2. Detect Duplicate Full Names
WITH RankedNames AS (
SELECT *,
ROW_NUMBER() OVER (PARTITION BY first_name, last_name ORDER BY created_at DESC) AS rn
FROM contacts
)
SELECT *
FROM RankedNames
WHERE rn > 1;
This flags:
- People with the same name entered multiple times.
3. Detect duplicate email + name combo
WITH ComboDupes AS (
SELECT *,
ROW_NUMBER() OVER (
PARTITION BY email, first_name, last_name
ORDER BY contact_id
) AS rn
FROM contacts
)
SELECT *
FROM ComboDupes
WHERE rn > 1;
This identifies:
- Repeat entries for the same person based on name and email.
Out-of-range values and inaccurate data
1. Find out-of-range values
Flags unrealistic values (age, lead score, conversion rate).
Example:conversion_rate > 1
or age < 18
SELECT *
FROM leads
WHERE age NOT BETWEEN 18 AND 100
OR lead_score NOT BETWEEN 0 AND 100
OR conversion_rate > 1;
This flags:
- age = 7 → flagged (too young)
- lead_score = 130 → flagged (should be between 0 and 100)
- conversion_rate = 1.2 → flagged (over 100% is not valid)
2. Detect contradictory values
Example:
- Email opened after unsubscribe
- UK phone number in US record
Lead score = 0 but multiple conversions
SELECT *
FROM contacts
WHERE (email_status = 'Unsubscribed' AND email_opened = 1)
OR (country = 'USA' AND phone LIKE '+44%')
OR (lead_score = 0 AND conversion_count > 0);
This flags:
- email_status = 'Unsubscribed' and email_opened = 1 → person opened email after opting out
- country = 'USA' and phone = '+447911123456' → UK number in US segment
- lead_score = 0 and conversion_count = 3 → score doesn't reflect activity
3. Detect invalid emails
Flags values without @
or domain.
SELECT *
FROM leads
WHERE email NOT LIKE '%@%.%' OR email IS NULL OR email = '';
This finds:
- ‘johnexample.com’
- NULL
- ““ (empty string)
4. Find internal or test contacts
SELECT *
FROM contacts
WHERE email LIKE '%test%' OR email LIKE '%internal%' OR name LIKE '%demo%';
This flags:
- internal accounts used for QA/testing
- [email protected]
5. Detect invalid dates
SELECT *
FROM events
WHERE event_date > GETDATE() OR event_date IS NULL;
This finds:
- Future dates
- Empty or null event dates
Splitting data of one column into more columns
1. Split Full Name into First and Last
SELECT
full_name,
LEFT(full_name, CHARINDEX(' ', full_name) - 1) AS first_name,
SUBSTRING(full_name, CHARINDEX(' ', full_name) + 1, LEN(full_name)) AS last_name
FROM contacts
WHERE full_name LIKE '% %';
This turns:
- 'John Smith' → first_name = 'John', last_name = 'Smith'
2. Split Location Field into City and Country
Assuming format: ”City, Country”
SELECT
location,
LEFT(location, CHARINDEX(',', location) - 1) AS city,
LTRIM(SUBSTRING(location, CHARINDEX(',', location) + 1, LEN(location))) AS country
FROM leads
WHERE location LIKE '%,%';
This turns:
- Paris, France → city = ‘Paris’, country =’France’
Bonus: Train GPT on Your Schema
For even more accurate and relevant SQL, create a custom GPT assistant trained on:
- A list of your CRM’s table and column names
- Common cleaning queries from your team
- Notes on formatting rules or naming patterns
Now ChatGPT doesn’t just write generic SQL. It writes your SQL.
Final Thoughts
Agentic AI is changing how marketers work.
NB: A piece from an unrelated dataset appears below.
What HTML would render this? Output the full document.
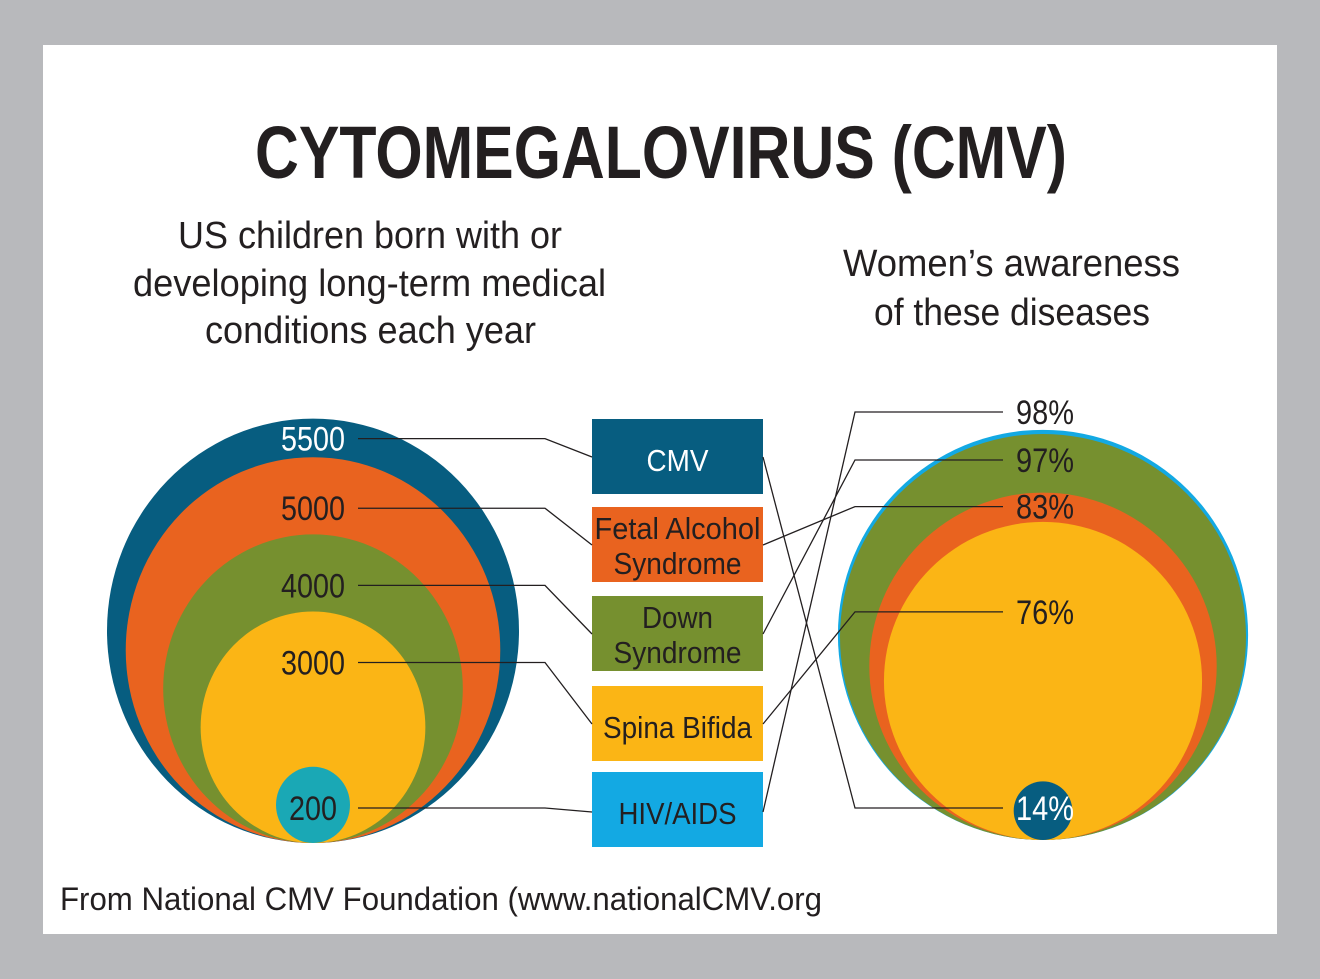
<!DOCTYPE html>
<html><head><meta charset="utf-8"><style>
html,body{margin:0;padding:0;background:#b8b9bc;}
svg{display:block;}
text{font-family:"Liberation Sans",sans-serif;}
</style></head><body>
<svg id="chart" width="1320" height="979" viewBox="0 0 1320 979">
<rect x="0" y="0" width="1320" height="979" fill="#b8b9bc"/>
<rect x="43" y="45" width="1234" height="889" fill="#ffffff"/>
<text x="255" y="178" font-size="74" font-weight="bold" fill="#231f20" textLength="812" lengthAdjust="spacingAndGlyphs">CYTOMEGALOVIRUS (CMV)</text>
<g fill="#231f20" font-size="38">
<text x="178" y="248" textLength="384" lengthAdjust="spacingAndGlyphs">US children born with or</text>
<text x="133" y="296" textLength="473" lengthAdjust="spacingAndGlyphs">developing long-term medical</text>
<text x="205" y="343" textLength="331" lengthAdjust="spacingAndGlyphs">conditions each year</text>
</g>
<g fill="#231f20" font-size="38">
<text x="843" y="276" textLength="337" lengthAdjust="spacingAndGlyphs">Women’s awareness</text>
<text x="874" y="325" textLength="276" lengthAdjust="spacingAndGlyphs">of these diseases</text>
</g>
<g id="left"></g><g id="right"></g><g id="boxes"></g><g id="lines"></g><g id="labels"></g>
<text x="60" y="910" font-size="32" fill="#231f20" textLength="762" lengthAdjust="spacingAndGlyphs">From National CMV Foundation (www.nationalCMV.org</text>
</svg>
<script>
const categories = ["CMV","Fetal Alcohol Syndrome","Down Syndrome","Spina Bifida","HIV/AIDS"];
const cases = [5500,5000,4000,3000,200];
const awareness = [14,83,97,76,98];
const colors = ["#075d80","#e9631f","#76902f","#fbb515","#1aa8b5"];
const boxColors = ["#075d80","#e9631f","#76902f","#fbb515","#13a9e3"];
const NS="http://www.w3.org/2000/svg";
function mk(tag,attrs,parent){const e=document.createElementNS(NS,tag);for(const k in attrs)e.setAttribute(k,attrs[k]);parent.appendChild(e);return e;}
const L=document.getElementById('left'),R=document.getElementById('right'),B=document.getElementById('boxes'),LN=document.getElementById('lines'),LB=document.getElementById('labels');
const leftCx=313,leftBottom=843;
function rxL(v){return Math.max(v/5500*206,37);}
function ryL(v){return rxL(v)*1.03;}
const rightCx=1043,rightBottom=840;
function rR(p){return p/97*203;}
const orderL=cases.map((v,i)=>i).sort((a,b)=>cases[b]-cases[a]);
orderL.forEach(i=>{
  const e=mk('ellipse',{cx:leftCx,cy:leftBottom-ryL(cases[i]),rx:rxL(cases[i]),ry:ryL(cases[i]),fill:colors[i]},L);
  
  
});
const orderR=awareness.map((v,i)=>i).sort((a,b)=>awareness[b]-awareness[a]);
orderR.forEach(i=>{
  const r=rR(awareness[i]);
  const c=mk('circle',{cx:rightCx,cy:rightBottom-r,r:r,fill:boxColors[i]},R);
  
  
});
const boxTop=[419,507,596,686,772];
const boxLines=[["CMV"],["Fetal Alcohol","Syndrome"],["Down","Syndrome"],["Spina Bifida"],["HIV/AIDS"]];
const boxW=[[62],[166,128],[71,128],[149],[118]];
categories.forEach((c,i)=>{
  const g=mk('g',{},B);
  
  
  mk('rect',{x:592,y:boxTop[i],width:171,height:75,fill:boxColors[i]},g);
  const ls=boxLines[i];const fill=(i===0)?"#ffffff":"#231f20";
  ls.forEach((t,j)=>{
    const y=ls.length===1?boxTop[i]+52:boxTop[i]+32+j*35;
    mk('text',{x:677.5,y:y,'font-size':31,'text-anchor':'middle',fill:fill,textLength:boxW[i][j],lengthAdjust:'spacingAndGlyphs'},g).textContent=t;
  });
});
// label offsets from top of shape (layout)
function leftLabelY(i,v){ if(i===4) return 808; const top=leftBottom-2*ryL(v); return top+(v===Math.max(...cases)?20:51); }
cases.forEach((v,i)=>{
  const y=leftLabelY(i,v);
  const t=mk('text',{x:313,y:y+12,'font-size':34,'text-anchor':'middle',fill:i===0?"#ffffff":"#231f20",textLength:String(v).length*16,lengthAdjust:'spacingAndGlyphs'},LB);
  t.textContent=String(v);
  
  
  const mid=boxTop[i]+(i===4?40:38);
  const p=mk('polyline',{points:`358,${y} 545,${y} 592,${mid}`,fill:'none',stroke:'#231f20','stroke-width':1.3},LN);
  
  
});
function rightLabelY(i,p){
  if(i===0) return 808;
  if(p===Math.max(...awareness)) return 412;
  const top=rightBottom-2*rR(p);
  return top+(p>=95?26:(p>=80?14:90));
}
awareness.forEach((p,i)=>{
  const y=rightLabelY(i,p);
  const t=mk('text',{x:1045,y:y+12,'font-size':34,'text-anchor':'middle',fill:i===0?"#ffffff":"#231f20",textLength:58,lengthAdjust:'spacingAndGlyphs'},LB);
  t.textContent=p+"%";
  
  
  const by=boxTop[i]+(i===4?40:38);
  const pl=mk('polyline',{points:`763,${by} 855,${y} 1003,${y}`,fill:'none',stroke:'#231f20','stroke-width':1.3},LN);
  
  
});
</script>
</body></html>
It’s fast, autonomous, and powerful—but it depends entirely on the quality of your data.
Thanks to SQL and ChatGPT, marketers can now clean that data themselves—without bottlenecks or technical debt. You don’t need to become an engineer. You just need:
- The right questions
- The right queries
- And the right assistant
Use this cookbook. Prompt ChatGPT. Learn as you go.
Clean data isn’t just an optimization anymore. It’s the key to making AI work the way it’s supposed to.